» Given records:
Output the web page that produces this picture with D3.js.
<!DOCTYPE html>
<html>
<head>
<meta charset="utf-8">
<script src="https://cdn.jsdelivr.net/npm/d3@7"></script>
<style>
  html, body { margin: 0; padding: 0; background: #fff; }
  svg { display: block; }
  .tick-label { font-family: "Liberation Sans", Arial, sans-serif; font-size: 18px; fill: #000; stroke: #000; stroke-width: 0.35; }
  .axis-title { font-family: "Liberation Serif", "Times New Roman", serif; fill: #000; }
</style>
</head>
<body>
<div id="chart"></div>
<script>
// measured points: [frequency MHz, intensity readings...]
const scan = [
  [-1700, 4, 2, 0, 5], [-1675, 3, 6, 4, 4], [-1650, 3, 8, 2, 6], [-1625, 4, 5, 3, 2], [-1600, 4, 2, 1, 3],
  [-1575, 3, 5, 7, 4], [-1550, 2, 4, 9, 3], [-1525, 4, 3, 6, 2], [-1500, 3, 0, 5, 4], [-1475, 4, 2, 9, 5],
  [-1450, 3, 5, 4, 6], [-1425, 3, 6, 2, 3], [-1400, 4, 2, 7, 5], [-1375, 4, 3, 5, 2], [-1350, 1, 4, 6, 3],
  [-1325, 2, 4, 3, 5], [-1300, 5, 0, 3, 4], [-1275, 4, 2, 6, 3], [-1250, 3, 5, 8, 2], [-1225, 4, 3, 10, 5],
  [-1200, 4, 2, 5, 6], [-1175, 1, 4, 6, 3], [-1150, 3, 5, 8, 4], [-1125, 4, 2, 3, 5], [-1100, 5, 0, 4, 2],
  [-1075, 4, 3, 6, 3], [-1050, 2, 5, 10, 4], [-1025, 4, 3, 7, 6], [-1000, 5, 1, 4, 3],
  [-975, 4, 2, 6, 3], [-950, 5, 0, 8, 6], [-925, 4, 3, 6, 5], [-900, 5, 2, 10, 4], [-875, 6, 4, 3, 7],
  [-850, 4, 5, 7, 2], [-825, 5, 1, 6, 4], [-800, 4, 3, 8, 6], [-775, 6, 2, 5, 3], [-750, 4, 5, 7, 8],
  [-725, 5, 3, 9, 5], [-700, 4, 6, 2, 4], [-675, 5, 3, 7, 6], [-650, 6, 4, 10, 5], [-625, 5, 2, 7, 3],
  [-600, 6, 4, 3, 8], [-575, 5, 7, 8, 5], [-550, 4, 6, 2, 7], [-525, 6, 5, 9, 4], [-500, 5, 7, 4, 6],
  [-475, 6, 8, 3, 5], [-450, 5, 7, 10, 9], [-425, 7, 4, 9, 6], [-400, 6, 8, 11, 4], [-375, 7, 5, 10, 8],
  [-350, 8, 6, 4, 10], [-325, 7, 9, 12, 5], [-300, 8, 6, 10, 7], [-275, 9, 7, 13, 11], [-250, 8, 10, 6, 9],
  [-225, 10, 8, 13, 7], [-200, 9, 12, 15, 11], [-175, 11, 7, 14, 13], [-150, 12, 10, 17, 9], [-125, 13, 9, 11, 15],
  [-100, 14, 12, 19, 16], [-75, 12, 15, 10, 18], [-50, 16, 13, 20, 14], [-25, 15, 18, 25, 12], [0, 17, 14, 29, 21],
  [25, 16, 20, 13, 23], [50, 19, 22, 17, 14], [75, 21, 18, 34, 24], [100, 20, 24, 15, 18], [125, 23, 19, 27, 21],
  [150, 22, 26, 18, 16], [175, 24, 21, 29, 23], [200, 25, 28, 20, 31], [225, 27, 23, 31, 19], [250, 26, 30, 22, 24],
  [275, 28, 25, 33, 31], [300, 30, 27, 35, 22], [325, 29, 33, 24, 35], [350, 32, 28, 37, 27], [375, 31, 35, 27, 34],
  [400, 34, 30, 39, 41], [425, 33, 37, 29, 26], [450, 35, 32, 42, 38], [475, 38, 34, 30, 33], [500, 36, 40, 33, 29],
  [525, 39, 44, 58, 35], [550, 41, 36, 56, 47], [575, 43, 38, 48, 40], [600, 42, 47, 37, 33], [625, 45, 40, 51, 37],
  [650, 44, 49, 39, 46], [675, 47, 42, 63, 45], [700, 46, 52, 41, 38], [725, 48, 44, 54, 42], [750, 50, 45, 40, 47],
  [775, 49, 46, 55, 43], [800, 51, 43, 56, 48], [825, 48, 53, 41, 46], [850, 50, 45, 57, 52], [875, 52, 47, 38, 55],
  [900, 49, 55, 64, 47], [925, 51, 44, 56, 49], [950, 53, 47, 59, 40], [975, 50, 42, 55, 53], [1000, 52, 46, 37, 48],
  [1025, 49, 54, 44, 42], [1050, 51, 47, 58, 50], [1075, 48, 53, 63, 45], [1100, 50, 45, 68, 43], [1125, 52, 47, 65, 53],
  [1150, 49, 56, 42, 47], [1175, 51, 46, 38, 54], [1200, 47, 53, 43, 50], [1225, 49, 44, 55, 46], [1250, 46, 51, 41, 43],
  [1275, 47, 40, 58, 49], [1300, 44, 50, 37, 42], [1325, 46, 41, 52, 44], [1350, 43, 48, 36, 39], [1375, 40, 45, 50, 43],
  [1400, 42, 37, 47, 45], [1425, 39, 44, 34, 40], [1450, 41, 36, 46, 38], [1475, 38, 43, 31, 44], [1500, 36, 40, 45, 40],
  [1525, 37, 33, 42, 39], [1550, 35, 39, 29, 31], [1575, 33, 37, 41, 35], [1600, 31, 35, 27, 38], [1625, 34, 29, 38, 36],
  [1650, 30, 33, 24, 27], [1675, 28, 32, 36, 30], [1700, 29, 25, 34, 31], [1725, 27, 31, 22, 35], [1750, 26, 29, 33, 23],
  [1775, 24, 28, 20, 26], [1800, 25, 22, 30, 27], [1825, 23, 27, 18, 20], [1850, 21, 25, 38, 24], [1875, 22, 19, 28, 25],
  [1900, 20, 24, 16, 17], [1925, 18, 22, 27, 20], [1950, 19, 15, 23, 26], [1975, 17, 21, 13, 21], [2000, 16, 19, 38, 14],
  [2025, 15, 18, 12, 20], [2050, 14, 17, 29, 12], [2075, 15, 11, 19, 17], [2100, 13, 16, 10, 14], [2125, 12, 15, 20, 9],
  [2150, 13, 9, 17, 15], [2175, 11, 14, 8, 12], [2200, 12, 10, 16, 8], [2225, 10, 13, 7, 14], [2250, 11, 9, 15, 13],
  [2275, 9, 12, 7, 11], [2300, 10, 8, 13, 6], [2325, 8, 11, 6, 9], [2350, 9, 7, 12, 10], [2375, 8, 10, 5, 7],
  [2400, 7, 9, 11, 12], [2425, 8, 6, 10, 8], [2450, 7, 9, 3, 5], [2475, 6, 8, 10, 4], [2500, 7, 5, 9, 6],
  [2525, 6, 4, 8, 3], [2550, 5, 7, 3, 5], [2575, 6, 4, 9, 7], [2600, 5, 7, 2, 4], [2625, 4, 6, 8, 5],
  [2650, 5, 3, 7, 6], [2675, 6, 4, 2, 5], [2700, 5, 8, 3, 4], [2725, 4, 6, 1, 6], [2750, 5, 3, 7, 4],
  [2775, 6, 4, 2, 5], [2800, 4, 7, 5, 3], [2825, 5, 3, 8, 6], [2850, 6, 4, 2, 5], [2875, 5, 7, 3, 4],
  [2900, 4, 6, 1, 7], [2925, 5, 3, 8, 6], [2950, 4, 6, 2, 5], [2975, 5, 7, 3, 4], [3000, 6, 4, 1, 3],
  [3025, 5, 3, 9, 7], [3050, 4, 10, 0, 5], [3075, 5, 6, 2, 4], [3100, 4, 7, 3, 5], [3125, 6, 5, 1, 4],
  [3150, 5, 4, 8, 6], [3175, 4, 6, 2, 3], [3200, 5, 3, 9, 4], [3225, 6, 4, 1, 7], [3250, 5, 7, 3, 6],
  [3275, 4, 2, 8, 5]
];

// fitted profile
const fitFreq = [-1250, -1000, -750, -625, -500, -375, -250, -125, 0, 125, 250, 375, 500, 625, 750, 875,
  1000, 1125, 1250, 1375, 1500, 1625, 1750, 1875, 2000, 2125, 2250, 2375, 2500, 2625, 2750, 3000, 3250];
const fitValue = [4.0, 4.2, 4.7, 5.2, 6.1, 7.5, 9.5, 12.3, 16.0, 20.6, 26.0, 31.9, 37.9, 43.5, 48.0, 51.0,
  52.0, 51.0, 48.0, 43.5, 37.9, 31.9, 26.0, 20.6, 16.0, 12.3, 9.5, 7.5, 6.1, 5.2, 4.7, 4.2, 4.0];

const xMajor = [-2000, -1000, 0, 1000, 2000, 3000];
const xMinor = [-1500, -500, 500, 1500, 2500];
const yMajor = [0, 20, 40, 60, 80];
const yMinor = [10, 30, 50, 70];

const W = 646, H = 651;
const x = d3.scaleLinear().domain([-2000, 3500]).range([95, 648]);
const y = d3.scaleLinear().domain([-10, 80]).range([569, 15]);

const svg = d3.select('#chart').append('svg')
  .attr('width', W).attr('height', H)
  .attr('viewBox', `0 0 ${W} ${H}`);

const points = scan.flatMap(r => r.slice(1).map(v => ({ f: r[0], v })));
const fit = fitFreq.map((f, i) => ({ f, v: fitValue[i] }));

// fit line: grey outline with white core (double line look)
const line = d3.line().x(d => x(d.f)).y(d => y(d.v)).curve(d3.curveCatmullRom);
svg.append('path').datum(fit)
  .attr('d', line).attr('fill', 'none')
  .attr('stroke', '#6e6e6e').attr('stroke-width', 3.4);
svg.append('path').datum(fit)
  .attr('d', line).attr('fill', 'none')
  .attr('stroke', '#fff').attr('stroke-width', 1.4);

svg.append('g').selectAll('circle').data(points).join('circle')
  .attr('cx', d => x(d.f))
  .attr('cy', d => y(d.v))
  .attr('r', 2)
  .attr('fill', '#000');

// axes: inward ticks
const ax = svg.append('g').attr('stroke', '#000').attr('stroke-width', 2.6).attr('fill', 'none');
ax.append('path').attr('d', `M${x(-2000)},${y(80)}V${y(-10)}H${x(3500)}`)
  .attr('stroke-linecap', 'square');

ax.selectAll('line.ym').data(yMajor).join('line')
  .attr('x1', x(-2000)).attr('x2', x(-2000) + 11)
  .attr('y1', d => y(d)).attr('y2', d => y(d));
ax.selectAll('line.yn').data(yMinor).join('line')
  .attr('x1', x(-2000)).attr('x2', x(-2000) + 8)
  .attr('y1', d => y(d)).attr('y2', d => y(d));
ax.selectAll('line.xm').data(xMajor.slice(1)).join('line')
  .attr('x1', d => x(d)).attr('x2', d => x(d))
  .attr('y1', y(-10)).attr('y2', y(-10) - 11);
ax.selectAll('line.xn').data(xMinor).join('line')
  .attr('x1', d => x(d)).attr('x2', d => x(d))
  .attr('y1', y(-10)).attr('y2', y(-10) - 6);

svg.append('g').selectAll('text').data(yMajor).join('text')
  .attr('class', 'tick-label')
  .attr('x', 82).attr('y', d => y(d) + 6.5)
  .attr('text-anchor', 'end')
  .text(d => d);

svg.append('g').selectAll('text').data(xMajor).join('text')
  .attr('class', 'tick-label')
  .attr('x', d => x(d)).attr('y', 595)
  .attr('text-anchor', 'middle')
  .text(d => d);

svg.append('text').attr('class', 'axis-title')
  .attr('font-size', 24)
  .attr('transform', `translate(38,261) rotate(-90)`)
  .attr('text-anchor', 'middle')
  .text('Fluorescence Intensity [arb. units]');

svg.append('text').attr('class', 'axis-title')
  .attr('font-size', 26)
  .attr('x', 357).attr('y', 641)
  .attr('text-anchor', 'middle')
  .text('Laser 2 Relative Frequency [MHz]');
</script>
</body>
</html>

...

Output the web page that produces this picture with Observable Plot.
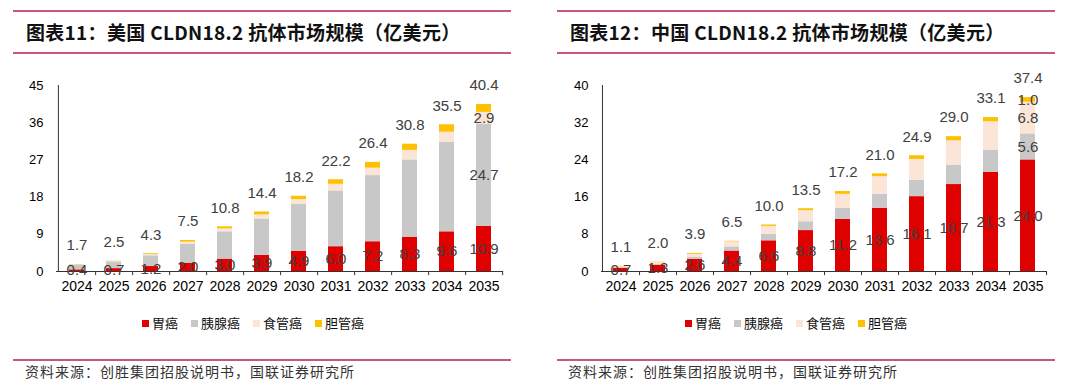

» What you are asked to do: Look through the material above and work out how many of its lines contain "picture". State the number only.

» Written answer: 2